Use random sampling to draw inferences about a population.

Understand that statistics can be used to gain information about a population by examining a sample of the population; generalizations about a population from a sample are valid only if the sample is representative of that population. Understand that random sampling tends to produce representative samples and support valid inferences.

Use data from a random sample to draw inferences about a population with an unknown characteristic of interest. Generate multiple samples (or simulated samples) of the same size to gauge the variation in estimates or predictions. *For example, estimate the mean word length in a book by randomly sampling words from the book; predict the winner of a school election based on randomly sampled survey data. Gauge how far off the estimate or prediction might be*.

### Grade 8

Investigate patterns of association in bivariate data.

Construct and interpret scatter plots for bivariate measurement data to investigate patterns of association between two quantities. Describe patterns such as clustering, outliers, positive or negative association, linear association, and nonlinear association.

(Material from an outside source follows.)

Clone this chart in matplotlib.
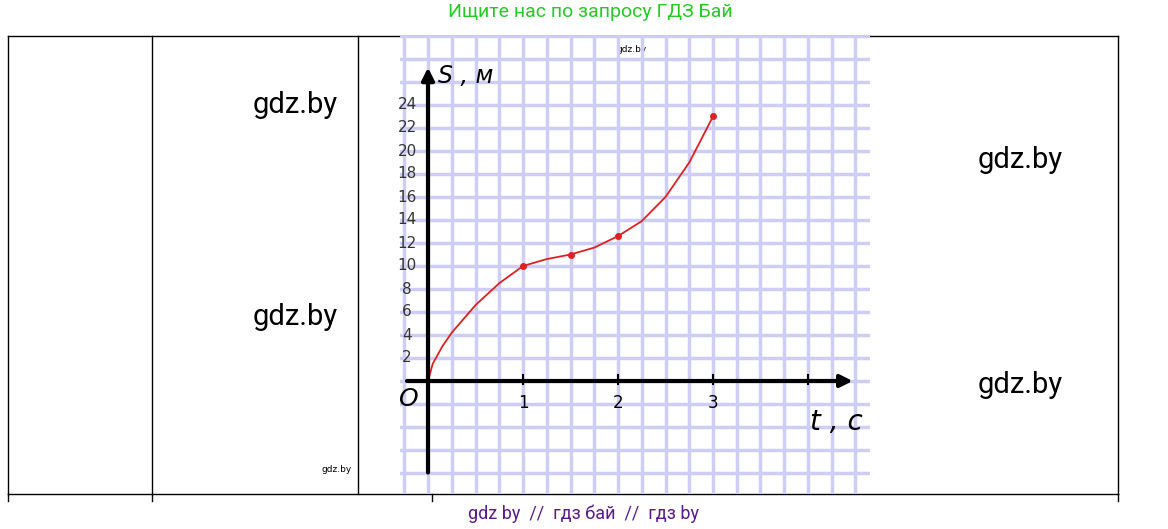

### High School Statistics and Probability

Summarize, represent, and interpret data on two categorical and quantitative variables

Summarize categorical data for two categories in two-way frequency tables. Interpret relative frequencies in the context of the data (including joint, marginal, and conditional relative frequencies). Recognize possible associations and trends in the data.

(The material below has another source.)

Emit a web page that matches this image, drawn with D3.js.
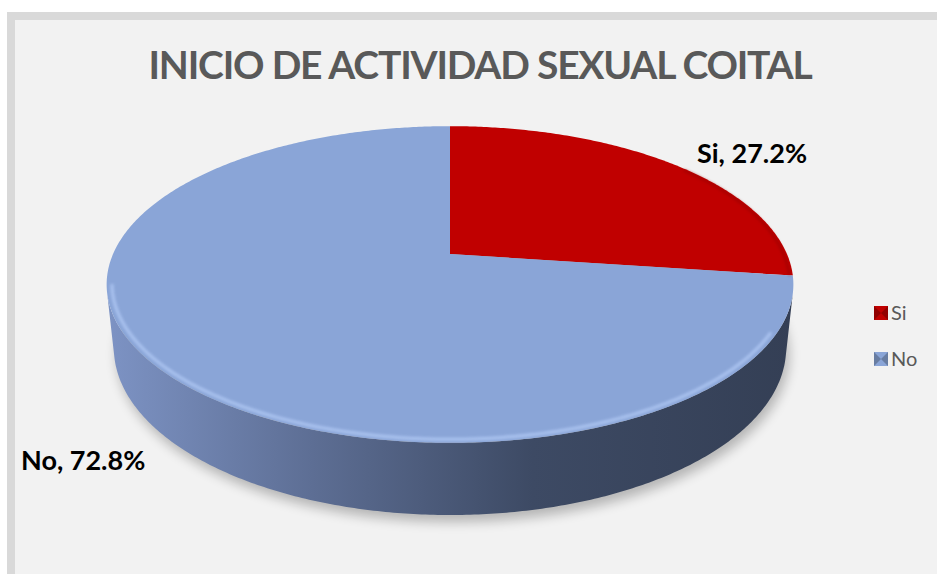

Represent data on two quantitative variables on a scatter plot, and describe how the variables are related.

CCSS.MATH.CONTENT.HSS.ID.B.6.A

Fit a function to the data; use functions fitted to data to solve problems in the context of the data. Use given functions or choose a function suggested by the context. Emphasize linear, quadratic, and exponential models.

CCSS.MATH.CONTENT.HSS.ID.B.6.B

Informally assess the fit of a function by plotting and analyzing residuals.

CCSS.MATH.CONTENT.HSS.ID.B.6.C

Fit a linear function for a scatter plot that suggests a linear association.